> **Stated goal**
Retype the records below from their first line through the line holding "tick_labels = quarters[::6]", including both ends and no pictures.

START

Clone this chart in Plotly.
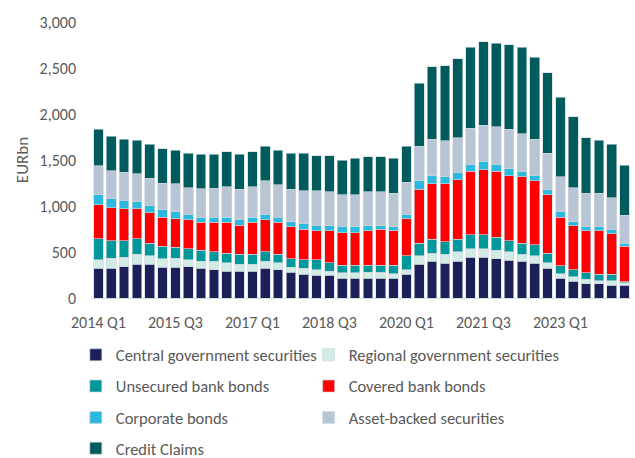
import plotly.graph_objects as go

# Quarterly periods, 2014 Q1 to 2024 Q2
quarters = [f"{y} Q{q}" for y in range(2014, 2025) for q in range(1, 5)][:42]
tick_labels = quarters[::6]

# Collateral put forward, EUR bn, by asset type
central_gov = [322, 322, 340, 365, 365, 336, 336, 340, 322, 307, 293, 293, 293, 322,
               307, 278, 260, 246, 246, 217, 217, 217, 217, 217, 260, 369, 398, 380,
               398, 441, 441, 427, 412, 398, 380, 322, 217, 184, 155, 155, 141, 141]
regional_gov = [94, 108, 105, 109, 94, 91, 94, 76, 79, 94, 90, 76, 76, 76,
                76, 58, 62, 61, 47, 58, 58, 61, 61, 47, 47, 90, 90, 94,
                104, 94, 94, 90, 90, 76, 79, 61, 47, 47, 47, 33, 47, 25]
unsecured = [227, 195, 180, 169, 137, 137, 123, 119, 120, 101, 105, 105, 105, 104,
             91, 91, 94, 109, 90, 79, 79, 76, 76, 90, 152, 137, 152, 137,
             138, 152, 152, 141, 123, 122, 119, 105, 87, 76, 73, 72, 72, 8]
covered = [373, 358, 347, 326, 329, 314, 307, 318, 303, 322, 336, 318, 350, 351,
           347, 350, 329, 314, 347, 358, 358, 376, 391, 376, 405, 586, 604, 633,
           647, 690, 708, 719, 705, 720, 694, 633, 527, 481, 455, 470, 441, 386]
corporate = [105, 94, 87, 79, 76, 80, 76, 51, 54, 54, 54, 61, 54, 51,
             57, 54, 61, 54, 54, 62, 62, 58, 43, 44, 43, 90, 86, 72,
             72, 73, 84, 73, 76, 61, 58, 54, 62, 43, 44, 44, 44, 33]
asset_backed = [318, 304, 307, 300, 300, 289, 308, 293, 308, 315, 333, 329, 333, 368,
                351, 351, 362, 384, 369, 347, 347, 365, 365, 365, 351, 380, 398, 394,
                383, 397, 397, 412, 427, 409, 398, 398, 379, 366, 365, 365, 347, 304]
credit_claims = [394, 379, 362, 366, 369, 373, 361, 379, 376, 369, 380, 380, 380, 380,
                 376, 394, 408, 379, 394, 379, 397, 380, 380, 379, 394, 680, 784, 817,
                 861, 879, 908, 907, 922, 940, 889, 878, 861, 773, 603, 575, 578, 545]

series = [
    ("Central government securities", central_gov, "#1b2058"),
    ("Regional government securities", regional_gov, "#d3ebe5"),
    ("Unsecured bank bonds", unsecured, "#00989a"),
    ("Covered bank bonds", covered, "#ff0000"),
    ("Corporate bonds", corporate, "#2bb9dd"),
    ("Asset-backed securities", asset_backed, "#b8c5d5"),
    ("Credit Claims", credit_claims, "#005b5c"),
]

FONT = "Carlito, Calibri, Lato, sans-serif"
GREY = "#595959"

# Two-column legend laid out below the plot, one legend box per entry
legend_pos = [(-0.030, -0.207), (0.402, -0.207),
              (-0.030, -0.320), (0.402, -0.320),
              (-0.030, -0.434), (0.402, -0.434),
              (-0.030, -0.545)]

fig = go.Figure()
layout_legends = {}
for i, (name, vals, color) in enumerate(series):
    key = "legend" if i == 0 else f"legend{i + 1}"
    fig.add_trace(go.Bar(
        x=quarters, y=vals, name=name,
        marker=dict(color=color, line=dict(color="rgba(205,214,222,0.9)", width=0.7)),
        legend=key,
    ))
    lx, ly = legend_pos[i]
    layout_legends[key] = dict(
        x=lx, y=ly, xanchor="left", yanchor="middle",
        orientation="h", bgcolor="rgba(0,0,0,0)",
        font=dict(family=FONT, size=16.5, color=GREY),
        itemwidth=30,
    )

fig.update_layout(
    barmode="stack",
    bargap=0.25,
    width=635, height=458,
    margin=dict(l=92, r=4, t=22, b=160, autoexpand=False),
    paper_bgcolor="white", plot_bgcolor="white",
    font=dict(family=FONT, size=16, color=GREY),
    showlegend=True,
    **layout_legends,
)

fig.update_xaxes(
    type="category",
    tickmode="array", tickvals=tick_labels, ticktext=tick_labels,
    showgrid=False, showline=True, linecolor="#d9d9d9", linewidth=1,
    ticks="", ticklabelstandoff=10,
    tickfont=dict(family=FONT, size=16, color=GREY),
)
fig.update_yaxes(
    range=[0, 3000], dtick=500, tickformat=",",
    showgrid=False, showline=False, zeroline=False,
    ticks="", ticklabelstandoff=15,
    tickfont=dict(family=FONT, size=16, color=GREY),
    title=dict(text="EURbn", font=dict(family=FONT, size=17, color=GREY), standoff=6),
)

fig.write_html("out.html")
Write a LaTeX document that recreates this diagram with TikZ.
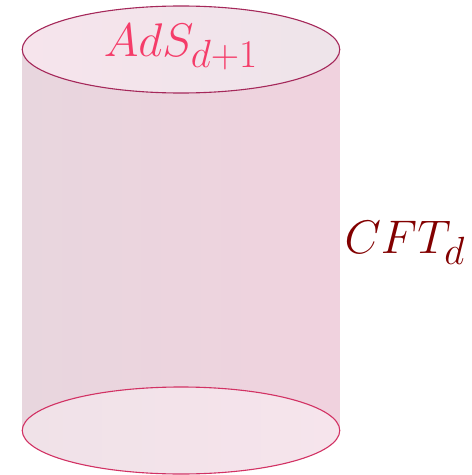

END

> **Correct output**
Clone this chart in Plotly.
import plotly.graph_objects as go

# Quarterly periods, 2014 Q1 to 2024 Q2
quarters = [f"{y} Q{q}" for y in range(2014, 2025) for q in range(1, 5)][:42]
tick_labels = quarters[::6]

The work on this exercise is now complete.